» Aim of the exercise
List all lines in the material below that contain "code".

» Source data
════

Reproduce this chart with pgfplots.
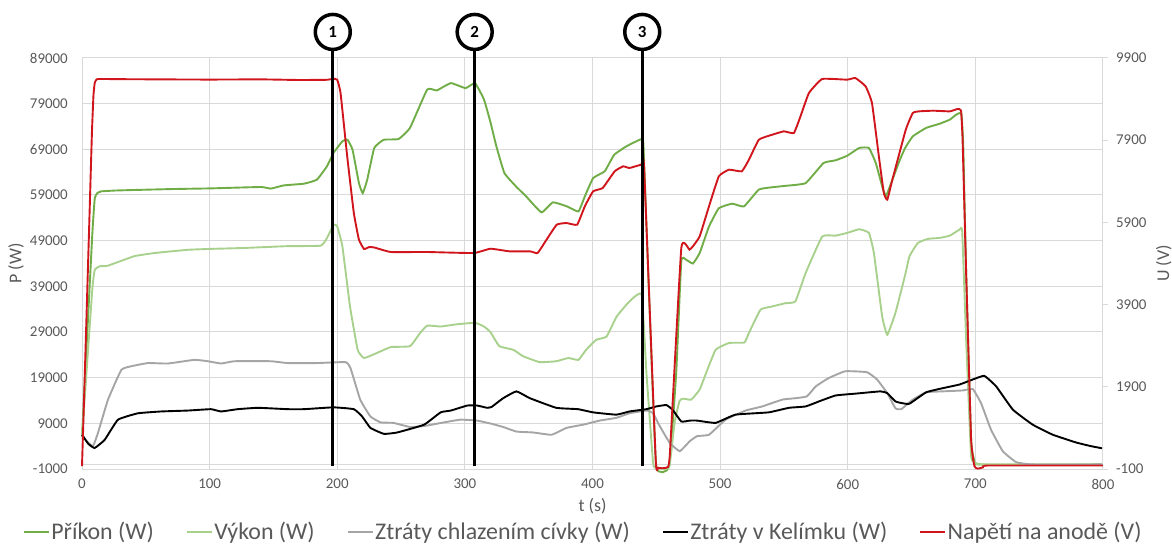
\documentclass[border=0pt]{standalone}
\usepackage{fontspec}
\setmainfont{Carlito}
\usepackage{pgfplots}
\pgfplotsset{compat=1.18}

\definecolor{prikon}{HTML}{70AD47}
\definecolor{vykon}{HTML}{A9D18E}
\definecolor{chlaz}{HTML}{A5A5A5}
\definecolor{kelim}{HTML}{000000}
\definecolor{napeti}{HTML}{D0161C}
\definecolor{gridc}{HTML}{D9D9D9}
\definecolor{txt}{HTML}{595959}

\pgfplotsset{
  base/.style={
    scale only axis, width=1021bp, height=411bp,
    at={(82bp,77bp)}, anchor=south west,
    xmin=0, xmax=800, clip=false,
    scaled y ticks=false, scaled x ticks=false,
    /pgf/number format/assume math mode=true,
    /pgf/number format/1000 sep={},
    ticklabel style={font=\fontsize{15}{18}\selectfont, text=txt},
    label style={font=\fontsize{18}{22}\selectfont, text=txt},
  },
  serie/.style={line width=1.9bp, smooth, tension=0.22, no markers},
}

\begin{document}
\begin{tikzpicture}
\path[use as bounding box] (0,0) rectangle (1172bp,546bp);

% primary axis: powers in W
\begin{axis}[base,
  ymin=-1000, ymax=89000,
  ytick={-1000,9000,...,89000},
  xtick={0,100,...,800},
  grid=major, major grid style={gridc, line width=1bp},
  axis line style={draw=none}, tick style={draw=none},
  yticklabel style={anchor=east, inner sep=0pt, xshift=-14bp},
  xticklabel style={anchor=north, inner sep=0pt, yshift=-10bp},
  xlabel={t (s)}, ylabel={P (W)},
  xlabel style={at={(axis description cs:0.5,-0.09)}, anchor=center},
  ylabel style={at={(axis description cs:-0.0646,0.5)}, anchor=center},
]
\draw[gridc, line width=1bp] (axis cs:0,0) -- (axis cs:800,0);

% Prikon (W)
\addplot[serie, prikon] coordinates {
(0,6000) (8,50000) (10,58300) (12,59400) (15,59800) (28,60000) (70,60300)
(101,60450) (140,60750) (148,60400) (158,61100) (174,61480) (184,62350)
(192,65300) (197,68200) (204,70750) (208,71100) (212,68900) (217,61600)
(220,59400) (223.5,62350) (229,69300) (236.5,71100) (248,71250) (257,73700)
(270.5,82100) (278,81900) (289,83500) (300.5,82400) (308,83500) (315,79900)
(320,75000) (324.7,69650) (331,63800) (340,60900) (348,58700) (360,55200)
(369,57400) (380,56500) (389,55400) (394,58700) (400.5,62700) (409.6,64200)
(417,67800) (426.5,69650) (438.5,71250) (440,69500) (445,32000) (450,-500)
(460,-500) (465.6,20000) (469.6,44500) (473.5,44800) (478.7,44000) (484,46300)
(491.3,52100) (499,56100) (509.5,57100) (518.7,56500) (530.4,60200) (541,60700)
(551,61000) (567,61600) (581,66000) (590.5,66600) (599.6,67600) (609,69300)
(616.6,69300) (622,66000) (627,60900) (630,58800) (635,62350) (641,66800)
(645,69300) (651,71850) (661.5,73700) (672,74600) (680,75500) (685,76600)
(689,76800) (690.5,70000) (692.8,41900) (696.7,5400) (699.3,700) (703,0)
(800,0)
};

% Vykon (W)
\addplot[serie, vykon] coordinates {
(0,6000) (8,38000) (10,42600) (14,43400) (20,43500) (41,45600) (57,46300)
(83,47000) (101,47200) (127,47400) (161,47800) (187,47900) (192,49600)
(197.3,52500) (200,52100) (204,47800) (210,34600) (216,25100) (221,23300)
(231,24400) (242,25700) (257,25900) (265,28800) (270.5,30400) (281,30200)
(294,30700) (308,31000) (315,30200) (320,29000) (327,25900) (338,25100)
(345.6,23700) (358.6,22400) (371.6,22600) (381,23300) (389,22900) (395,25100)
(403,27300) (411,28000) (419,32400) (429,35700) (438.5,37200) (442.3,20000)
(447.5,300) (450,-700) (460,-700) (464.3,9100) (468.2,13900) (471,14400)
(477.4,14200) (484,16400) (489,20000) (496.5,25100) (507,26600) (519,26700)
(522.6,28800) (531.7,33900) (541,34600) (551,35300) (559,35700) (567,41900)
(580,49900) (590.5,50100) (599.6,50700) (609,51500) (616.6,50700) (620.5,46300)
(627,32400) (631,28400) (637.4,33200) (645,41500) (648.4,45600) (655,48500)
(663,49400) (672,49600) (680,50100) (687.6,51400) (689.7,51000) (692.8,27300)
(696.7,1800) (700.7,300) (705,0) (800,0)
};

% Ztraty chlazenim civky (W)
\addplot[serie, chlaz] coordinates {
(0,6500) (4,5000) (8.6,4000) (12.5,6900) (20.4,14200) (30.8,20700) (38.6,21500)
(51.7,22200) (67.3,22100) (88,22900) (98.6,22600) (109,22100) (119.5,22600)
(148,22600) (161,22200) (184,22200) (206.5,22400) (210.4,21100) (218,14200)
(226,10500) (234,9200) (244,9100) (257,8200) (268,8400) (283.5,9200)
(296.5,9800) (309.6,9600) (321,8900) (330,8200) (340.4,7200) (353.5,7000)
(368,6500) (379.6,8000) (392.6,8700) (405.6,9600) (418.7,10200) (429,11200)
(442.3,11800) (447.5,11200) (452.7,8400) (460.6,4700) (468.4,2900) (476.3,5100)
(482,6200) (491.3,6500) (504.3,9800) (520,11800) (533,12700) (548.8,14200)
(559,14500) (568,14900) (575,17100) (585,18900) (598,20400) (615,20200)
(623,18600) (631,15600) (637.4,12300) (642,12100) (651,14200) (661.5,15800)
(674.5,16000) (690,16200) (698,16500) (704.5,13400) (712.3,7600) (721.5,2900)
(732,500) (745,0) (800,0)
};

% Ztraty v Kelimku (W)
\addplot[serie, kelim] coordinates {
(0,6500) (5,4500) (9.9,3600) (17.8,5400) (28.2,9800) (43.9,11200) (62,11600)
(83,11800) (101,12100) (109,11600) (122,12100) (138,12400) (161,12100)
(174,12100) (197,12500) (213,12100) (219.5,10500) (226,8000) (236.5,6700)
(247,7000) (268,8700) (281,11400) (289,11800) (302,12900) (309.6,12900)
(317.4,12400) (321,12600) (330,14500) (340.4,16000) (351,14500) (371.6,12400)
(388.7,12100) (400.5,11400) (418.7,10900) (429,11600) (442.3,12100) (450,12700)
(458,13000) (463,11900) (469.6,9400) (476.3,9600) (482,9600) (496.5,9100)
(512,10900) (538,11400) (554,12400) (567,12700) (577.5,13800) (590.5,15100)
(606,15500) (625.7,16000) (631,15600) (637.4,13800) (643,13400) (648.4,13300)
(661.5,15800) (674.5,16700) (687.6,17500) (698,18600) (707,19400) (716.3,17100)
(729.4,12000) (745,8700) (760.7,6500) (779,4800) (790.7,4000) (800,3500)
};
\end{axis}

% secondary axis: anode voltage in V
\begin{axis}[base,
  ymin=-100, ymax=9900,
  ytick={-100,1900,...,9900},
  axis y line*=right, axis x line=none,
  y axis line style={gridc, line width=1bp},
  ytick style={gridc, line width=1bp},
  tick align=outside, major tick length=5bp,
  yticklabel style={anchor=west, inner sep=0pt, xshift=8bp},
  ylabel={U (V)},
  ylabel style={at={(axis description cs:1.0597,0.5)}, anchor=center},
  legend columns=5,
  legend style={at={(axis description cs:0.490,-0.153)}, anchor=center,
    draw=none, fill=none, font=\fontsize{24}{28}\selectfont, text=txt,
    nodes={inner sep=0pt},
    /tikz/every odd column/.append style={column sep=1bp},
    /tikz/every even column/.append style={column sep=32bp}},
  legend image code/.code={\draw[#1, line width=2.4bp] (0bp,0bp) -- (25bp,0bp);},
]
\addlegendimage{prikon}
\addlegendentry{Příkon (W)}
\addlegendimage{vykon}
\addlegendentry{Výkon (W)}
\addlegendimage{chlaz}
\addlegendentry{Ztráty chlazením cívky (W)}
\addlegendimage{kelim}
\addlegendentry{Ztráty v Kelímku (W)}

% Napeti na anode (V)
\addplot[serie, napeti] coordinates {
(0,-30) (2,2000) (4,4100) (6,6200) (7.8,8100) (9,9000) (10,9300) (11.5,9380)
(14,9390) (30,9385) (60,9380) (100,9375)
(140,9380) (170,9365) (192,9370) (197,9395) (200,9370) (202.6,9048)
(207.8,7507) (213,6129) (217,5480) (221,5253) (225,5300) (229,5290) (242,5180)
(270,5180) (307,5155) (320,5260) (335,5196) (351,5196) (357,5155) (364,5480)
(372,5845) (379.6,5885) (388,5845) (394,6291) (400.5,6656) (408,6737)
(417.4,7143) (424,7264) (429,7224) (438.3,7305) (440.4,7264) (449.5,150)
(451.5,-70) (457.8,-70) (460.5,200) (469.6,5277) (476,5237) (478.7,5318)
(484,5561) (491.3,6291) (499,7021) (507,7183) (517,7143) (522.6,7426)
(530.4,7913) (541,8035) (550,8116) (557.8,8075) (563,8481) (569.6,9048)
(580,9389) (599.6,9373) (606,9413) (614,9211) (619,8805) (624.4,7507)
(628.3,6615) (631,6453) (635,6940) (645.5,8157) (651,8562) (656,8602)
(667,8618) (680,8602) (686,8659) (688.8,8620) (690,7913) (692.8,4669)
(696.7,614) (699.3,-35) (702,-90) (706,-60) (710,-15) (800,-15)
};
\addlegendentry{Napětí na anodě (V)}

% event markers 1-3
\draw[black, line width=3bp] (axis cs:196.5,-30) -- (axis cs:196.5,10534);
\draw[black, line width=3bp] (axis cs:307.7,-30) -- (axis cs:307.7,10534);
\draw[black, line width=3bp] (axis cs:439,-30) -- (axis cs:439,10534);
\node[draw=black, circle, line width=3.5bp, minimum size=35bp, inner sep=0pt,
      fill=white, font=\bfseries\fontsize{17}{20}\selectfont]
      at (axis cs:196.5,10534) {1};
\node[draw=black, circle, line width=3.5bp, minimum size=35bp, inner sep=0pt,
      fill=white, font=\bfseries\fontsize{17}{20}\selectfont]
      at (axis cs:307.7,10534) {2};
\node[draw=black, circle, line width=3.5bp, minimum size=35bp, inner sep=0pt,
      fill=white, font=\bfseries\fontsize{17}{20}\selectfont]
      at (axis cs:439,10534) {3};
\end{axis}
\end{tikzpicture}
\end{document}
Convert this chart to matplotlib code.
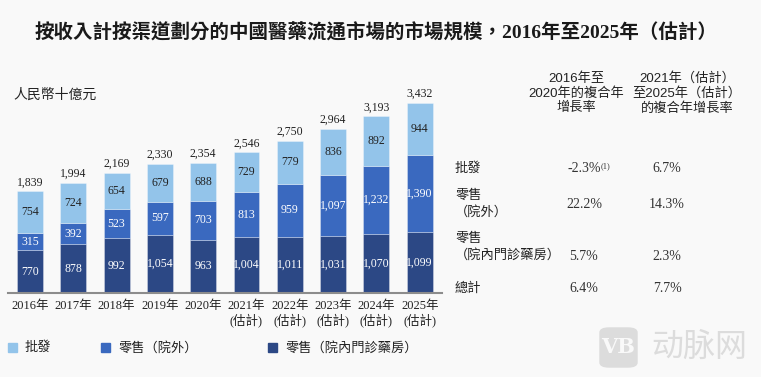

════

» Answer
  legend image code/.code={\draw[#1, line width=2.4bp] (0bp,0bp) -- (25bp,0bp);},
Convert this chart to matplotlib code.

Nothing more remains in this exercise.